§ **Task brief**: Look through the listing below for the line containing "Reproduce this diagram with TikZ.". Copy it and each line after it up to and including the line containing "-- ++(0,-21) -| ([xshift=33.5pt]mlc.north);", exactly, leaving out pictures.

──────── Provided records

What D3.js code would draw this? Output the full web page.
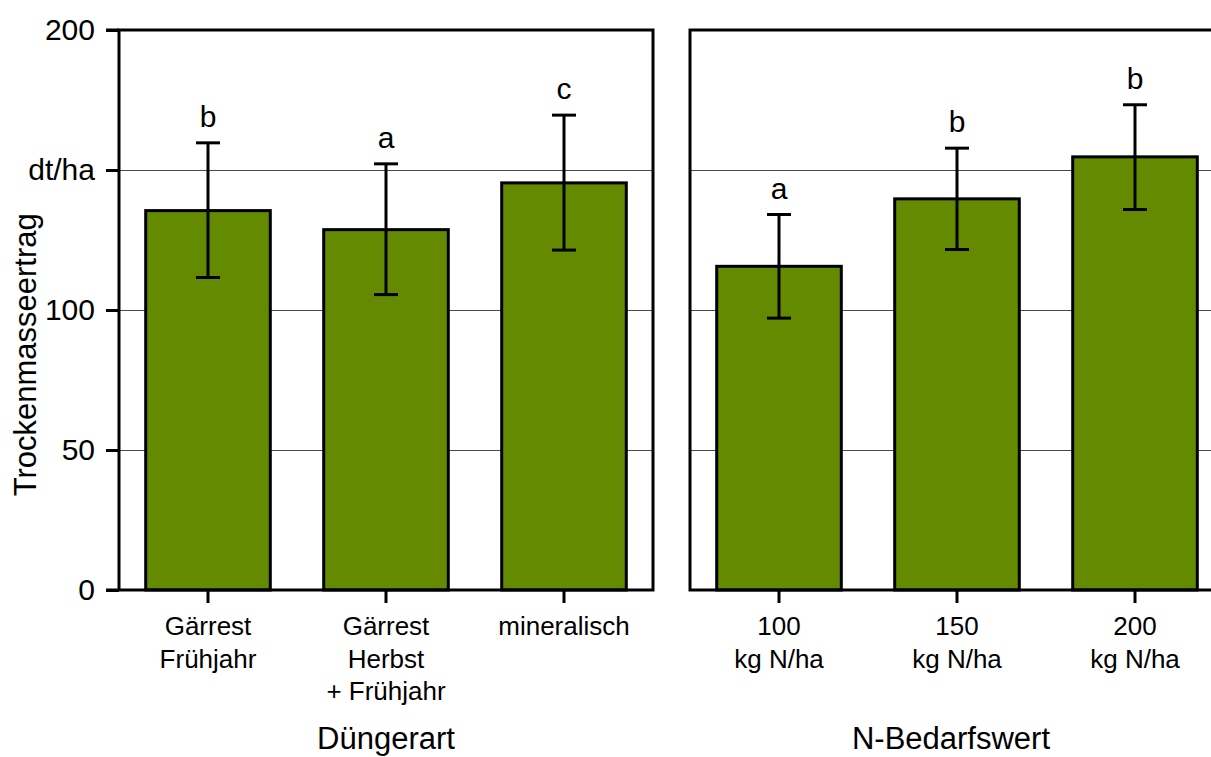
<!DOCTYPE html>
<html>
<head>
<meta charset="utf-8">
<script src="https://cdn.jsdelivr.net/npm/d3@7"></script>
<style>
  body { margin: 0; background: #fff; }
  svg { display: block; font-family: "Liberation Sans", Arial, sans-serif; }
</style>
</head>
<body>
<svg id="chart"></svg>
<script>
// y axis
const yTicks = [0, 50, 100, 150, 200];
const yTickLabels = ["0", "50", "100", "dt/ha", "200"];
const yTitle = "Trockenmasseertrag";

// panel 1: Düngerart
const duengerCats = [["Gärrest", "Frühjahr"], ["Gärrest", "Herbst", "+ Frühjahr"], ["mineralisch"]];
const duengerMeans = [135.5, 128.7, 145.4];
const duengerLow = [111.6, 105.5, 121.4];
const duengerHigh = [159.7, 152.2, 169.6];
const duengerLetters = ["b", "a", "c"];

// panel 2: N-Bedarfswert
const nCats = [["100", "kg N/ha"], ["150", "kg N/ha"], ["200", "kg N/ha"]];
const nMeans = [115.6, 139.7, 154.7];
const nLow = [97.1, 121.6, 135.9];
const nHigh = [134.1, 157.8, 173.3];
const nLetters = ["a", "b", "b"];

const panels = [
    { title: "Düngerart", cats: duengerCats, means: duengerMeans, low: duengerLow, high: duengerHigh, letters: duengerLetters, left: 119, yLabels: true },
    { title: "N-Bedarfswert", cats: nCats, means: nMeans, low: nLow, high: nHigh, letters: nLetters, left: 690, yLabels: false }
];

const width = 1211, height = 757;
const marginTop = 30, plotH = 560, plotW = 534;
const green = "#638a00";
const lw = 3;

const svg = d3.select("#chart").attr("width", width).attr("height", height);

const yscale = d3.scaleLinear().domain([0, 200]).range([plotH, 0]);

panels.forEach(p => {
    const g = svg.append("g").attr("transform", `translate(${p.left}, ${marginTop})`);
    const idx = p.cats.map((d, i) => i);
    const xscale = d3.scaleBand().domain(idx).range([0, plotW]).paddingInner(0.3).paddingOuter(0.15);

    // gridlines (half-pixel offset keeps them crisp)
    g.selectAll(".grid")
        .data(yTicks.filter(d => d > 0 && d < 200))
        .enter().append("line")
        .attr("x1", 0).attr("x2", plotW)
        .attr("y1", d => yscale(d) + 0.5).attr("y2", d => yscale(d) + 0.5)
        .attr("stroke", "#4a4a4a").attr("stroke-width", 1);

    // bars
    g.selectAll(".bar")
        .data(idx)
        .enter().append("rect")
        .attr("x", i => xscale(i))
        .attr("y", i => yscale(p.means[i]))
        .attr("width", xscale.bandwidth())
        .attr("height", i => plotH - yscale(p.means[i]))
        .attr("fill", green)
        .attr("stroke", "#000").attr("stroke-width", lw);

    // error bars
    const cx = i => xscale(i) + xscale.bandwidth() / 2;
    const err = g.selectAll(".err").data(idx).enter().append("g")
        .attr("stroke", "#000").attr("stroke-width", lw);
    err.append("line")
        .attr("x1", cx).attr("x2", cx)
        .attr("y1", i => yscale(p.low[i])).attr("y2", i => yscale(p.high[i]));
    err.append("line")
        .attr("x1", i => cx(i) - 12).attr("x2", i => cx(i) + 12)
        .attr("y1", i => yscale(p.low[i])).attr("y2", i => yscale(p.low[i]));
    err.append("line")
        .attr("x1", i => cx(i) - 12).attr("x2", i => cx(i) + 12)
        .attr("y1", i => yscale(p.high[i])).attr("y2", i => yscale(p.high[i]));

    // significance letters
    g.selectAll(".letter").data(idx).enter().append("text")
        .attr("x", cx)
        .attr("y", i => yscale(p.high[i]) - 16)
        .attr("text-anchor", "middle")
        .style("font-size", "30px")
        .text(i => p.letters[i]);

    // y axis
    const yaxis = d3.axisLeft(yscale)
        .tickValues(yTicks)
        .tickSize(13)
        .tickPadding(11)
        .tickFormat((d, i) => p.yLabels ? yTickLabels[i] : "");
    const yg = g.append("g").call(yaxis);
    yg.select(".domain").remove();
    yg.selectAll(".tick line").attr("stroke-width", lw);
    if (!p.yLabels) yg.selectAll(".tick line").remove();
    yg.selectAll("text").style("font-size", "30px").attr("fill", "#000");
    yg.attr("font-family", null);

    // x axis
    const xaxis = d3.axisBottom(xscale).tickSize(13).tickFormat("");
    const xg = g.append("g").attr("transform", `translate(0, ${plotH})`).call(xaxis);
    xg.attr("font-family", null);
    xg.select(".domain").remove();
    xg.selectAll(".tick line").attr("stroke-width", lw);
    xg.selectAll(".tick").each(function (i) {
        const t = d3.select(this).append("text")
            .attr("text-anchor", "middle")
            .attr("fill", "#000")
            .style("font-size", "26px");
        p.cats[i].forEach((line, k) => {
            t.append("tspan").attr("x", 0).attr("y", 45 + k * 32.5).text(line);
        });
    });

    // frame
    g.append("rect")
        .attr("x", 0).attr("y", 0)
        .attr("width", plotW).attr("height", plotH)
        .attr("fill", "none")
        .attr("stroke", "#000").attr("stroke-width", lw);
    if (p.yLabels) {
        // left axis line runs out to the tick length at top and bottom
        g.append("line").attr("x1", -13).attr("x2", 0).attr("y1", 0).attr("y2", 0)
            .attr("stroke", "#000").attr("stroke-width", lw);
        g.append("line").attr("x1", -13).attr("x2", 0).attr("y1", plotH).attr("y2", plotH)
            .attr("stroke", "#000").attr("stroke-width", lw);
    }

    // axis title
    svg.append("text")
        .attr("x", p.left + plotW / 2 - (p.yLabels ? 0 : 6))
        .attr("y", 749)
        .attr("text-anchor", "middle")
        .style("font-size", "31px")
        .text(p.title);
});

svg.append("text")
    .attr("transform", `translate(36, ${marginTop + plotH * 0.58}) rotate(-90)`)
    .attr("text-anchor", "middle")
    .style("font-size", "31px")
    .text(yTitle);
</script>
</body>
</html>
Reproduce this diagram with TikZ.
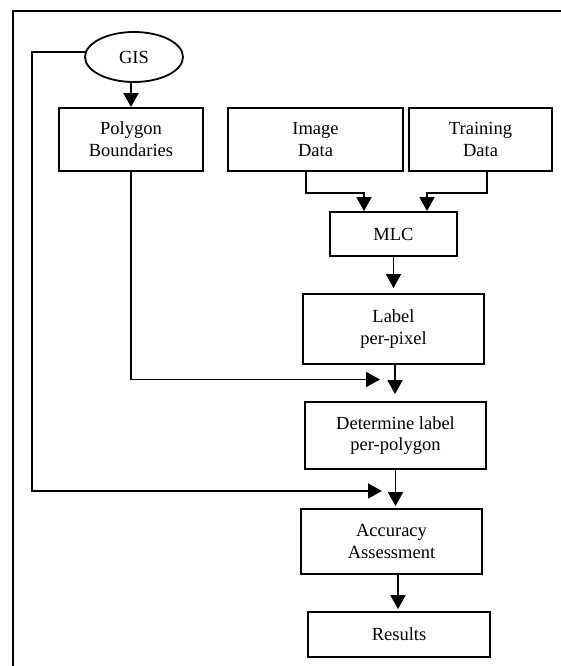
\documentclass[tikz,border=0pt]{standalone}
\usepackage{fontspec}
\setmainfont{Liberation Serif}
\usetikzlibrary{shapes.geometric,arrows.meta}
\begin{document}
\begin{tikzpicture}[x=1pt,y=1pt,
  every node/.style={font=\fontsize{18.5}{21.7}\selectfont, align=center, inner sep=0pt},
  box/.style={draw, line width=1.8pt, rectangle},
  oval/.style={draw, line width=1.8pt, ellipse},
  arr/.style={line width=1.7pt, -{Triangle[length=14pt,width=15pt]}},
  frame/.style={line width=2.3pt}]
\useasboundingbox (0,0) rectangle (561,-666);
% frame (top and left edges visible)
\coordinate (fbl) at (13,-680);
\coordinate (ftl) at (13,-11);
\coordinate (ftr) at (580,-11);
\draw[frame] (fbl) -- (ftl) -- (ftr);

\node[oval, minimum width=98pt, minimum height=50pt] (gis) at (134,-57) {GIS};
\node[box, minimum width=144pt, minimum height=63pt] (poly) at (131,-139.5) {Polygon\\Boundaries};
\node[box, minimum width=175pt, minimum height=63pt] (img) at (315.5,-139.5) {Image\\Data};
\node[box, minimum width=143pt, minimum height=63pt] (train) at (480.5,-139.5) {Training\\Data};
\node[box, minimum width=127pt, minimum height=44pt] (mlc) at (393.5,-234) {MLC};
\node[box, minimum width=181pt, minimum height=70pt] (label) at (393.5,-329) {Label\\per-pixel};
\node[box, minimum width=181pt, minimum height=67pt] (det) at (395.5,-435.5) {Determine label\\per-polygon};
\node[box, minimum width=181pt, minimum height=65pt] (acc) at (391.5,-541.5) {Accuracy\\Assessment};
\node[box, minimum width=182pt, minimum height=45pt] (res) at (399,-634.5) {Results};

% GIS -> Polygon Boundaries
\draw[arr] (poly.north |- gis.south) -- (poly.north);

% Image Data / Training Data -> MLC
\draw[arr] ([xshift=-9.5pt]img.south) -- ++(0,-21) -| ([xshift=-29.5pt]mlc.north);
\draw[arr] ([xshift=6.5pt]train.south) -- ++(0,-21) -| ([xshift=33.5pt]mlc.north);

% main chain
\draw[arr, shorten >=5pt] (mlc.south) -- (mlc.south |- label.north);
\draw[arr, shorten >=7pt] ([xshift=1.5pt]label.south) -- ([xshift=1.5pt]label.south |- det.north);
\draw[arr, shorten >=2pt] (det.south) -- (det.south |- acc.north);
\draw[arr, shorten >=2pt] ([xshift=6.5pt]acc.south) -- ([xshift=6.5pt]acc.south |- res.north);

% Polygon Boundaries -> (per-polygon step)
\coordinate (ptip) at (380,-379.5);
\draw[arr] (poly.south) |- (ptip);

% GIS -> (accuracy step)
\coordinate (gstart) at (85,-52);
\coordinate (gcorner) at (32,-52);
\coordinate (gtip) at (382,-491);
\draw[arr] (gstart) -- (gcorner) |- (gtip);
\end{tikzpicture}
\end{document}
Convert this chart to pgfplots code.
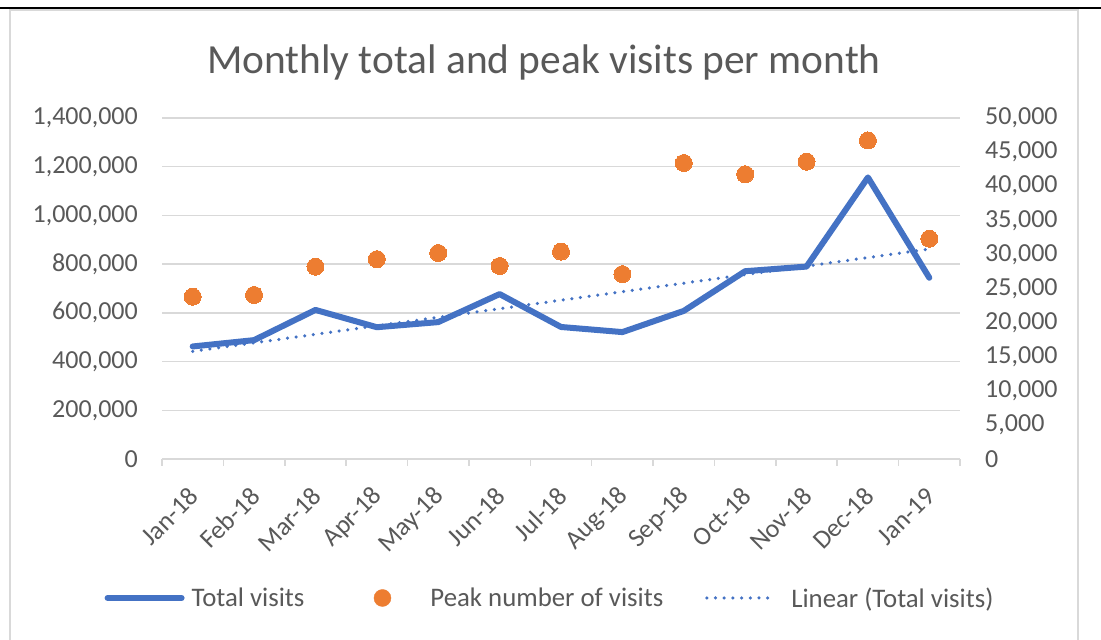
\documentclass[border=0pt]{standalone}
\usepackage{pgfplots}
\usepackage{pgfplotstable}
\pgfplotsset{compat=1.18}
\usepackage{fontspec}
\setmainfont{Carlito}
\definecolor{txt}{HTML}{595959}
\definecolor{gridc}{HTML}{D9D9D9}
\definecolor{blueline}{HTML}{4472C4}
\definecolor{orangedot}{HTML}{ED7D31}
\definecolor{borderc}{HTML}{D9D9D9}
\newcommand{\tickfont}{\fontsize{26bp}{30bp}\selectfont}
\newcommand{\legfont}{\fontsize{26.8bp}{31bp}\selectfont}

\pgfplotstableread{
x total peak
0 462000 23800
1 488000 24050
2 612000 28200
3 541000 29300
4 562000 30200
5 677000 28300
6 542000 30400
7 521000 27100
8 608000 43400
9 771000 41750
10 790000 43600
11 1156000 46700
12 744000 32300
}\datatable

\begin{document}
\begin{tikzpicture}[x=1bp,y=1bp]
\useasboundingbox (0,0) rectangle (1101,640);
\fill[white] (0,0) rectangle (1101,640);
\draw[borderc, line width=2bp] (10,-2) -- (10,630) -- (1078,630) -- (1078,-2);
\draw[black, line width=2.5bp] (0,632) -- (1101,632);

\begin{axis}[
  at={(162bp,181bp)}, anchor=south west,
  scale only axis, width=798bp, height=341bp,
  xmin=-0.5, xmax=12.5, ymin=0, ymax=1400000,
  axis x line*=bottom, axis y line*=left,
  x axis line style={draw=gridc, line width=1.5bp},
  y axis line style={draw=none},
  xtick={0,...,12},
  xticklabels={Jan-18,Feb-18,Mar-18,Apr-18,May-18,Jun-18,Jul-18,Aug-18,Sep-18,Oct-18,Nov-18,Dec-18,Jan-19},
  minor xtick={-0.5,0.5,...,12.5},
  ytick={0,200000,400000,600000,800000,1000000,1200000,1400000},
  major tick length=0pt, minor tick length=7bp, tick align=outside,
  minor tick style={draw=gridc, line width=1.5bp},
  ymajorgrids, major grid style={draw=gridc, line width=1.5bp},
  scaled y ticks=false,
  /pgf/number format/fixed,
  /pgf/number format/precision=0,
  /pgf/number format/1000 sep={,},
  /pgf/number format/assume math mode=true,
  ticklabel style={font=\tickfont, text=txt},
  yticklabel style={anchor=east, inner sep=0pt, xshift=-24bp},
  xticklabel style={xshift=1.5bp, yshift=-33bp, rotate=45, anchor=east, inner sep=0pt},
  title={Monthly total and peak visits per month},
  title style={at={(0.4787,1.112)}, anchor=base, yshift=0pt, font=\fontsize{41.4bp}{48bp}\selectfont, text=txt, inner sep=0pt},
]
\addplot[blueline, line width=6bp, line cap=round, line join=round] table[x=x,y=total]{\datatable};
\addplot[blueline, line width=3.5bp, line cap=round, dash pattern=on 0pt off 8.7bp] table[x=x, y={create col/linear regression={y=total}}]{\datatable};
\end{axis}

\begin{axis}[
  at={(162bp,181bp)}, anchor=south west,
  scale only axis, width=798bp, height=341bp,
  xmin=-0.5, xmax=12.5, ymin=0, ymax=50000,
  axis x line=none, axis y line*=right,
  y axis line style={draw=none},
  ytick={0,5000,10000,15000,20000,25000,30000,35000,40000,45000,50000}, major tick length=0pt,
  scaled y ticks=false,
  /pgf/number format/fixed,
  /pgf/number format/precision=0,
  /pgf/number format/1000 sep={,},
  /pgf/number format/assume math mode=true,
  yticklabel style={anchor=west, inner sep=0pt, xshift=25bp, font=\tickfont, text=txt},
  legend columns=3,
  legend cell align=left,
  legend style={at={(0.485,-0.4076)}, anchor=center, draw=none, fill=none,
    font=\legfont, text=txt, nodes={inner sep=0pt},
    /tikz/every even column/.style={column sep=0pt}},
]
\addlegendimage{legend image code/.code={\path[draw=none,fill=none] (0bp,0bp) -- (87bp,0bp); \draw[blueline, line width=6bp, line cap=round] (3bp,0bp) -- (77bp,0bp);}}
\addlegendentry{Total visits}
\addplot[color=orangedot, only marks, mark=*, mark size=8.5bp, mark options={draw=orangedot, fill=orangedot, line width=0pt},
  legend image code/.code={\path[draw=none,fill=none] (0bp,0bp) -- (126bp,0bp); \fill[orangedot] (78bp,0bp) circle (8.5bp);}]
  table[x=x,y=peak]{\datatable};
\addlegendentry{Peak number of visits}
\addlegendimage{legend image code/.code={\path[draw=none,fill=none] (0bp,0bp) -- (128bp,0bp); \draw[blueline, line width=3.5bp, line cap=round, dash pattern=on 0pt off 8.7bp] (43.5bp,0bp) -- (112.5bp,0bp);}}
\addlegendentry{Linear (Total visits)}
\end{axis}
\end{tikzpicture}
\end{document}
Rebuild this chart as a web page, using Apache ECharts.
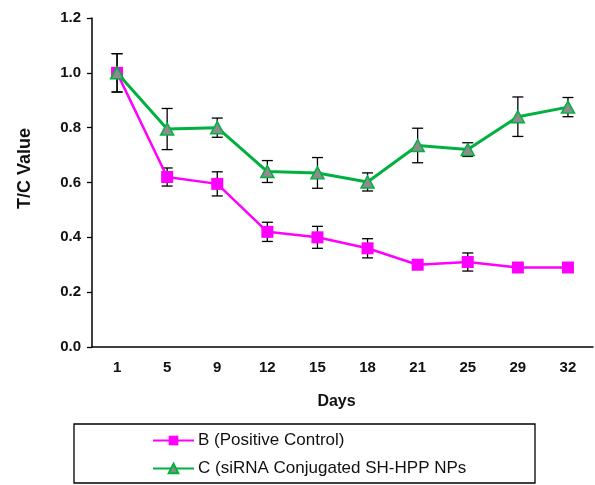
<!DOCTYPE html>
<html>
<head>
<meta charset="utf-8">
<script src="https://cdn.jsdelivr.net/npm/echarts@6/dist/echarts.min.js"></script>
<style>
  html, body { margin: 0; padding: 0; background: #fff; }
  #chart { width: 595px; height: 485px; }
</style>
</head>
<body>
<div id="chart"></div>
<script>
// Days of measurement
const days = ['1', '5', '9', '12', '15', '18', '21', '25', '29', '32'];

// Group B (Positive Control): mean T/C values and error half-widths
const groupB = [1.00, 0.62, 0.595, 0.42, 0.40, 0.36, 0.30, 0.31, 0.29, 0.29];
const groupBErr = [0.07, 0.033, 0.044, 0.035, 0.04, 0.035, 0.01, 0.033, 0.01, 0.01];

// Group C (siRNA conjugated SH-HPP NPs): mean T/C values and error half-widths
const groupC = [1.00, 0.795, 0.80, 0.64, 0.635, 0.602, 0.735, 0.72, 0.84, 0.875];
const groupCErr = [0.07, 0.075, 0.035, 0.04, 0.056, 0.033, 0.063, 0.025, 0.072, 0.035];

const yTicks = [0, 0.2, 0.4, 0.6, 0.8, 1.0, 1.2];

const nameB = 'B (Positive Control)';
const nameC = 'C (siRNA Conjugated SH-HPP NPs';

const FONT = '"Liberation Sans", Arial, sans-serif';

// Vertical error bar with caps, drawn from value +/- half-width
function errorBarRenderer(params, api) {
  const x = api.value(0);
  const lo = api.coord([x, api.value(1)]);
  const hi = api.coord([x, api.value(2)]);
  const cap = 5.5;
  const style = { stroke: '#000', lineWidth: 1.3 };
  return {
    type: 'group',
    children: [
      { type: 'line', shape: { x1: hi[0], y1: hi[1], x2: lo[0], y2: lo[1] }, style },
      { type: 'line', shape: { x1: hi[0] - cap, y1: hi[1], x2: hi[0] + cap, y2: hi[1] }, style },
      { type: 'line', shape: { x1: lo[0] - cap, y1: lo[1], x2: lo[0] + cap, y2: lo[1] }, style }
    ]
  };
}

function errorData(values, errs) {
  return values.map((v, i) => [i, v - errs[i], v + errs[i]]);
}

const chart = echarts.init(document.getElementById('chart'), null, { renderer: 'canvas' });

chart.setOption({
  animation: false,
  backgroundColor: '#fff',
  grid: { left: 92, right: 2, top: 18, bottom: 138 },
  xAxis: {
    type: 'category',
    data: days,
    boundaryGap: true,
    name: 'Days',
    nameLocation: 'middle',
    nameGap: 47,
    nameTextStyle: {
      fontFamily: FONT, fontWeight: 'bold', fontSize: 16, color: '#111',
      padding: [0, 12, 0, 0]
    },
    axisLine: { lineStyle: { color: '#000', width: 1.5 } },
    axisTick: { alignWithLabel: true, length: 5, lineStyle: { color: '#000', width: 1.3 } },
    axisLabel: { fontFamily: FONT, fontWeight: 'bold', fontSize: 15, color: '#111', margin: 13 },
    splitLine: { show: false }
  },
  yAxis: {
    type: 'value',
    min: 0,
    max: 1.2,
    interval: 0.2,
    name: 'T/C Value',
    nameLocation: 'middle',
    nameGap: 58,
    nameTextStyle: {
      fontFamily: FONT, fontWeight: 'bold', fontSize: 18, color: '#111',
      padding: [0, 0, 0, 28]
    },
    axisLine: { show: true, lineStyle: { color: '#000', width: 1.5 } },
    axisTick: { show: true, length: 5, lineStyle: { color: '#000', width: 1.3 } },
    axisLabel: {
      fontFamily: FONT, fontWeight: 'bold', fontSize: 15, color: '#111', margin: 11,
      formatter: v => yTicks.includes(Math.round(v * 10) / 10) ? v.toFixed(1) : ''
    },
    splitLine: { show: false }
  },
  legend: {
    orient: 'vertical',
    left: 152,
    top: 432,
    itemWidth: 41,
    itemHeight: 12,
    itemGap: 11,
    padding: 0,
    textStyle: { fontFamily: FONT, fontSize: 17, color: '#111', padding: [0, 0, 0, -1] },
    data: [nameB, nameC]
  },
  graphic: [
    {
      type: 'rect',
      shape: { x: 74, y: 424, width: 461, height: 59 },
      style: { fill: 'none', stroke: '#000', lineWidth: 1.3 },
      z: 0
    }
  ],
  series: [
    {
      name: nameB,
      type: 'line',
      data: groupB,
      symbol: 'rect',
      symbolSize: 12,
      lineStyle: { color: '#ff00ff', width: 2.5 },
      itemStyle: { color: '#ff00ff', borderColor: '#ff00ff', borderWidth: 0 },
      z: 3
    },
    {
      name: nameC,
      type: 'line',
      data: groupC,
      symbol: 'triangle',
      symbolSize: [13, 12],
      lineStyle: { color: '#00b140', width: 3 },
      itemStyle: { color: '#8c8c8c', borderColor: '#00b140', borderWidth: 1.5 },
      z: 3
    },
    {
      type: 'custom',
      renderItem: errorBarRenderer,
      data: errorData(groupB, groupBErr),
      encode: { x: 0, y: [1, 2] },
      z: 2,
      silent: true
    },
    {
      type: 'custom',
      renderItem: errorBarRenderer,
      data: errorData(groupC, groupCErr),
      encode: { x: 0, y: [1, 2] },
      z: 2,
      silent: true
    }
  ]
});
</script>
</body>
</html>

────────────────

§ **Full response**:
Reproduce this diagram with TikZ.
\documentclass[tikz,border=0pt]{standalone}
\usepackage{fontspec}
\setmainfont{Liberation Serif}
\usetikzlibrary{shapes.geometric,arrows.meta}
\begin{document}
\begin{tikzpicture}[x=1pt,y=1pt,
  every node/.style={font=\fontsize{18.5}{21.7}\selectfont, align=center, inner sep=0pt},
  box/.style={draw, line width=1.8pt, rectangle},
  oval/.style={draw, line width=1.8pt, ellipse},
  arr/.style={line width=1.7pt, -{Triangle[length=14pt,width=15pt]}},
  frame/.style={line width=2.3pt}]
\useasboundingbox (0,0) rectangle (561,-666);
% frame (top and left edges visible)
\coordinate (fbl) at (13,-680);
\coordinate (ftl) at (13,-11);
\coordinate (ftr) at (580,-11);
\draw[frame] (fbl) -- (ftl) -- (ftr);

\node[oval, minimum width=98pt, minimum height=50pt] (gis) at (134,-57) {GIS};
\node[box, minimum width=144pt, minimum height=63pt] (poly) at (131,-139.5) {Polygon\\Boundaries};
\node[box, minimum width=175pt, minimum height=63pt] (img) at (315.5,-139.5) {Image\\Data};
\node[box, minimum width=143pt, minimum height=63pt] (train) at (480.5,-139.5) {Training\\Data};
\node[box, minimum width=127pt, minimum height=44pt] (mlc) at (393.5,-234) {MLC};
\node[box, minimum width=181pt, minimum height=70pt] (label) at (393.5,-329) {Label\\per-pixel};
\node[box, minimum width=181pt, minimum height=67pt] (det) at (395.5,-435.5) {Determine label\\per-polygon};
\node[box, minimum width=181pt, minimum height=65pt] (acc) at (391.5,-541.5) {Accuracy\\Assessment};
\node[box, minimum width=182pt, minimum height=45pt] (res) at (399,-634.5) {Results};

% GIS -> Polygon Boundaries
\draw[arr] (poly.north |- gis.south) -- (poly.north);

% Image Data / Training Data -> MLC
\draw[arr] ([xshift=-9.5pt]img.south) -- ++(0,-21) -| ([xshift=-29.5pt]mlc.north);
\draw[arr] ([xshift=6.5pt]train.south) -- ++(0,-21) -| ([xshift=33.5pt]mlc.north);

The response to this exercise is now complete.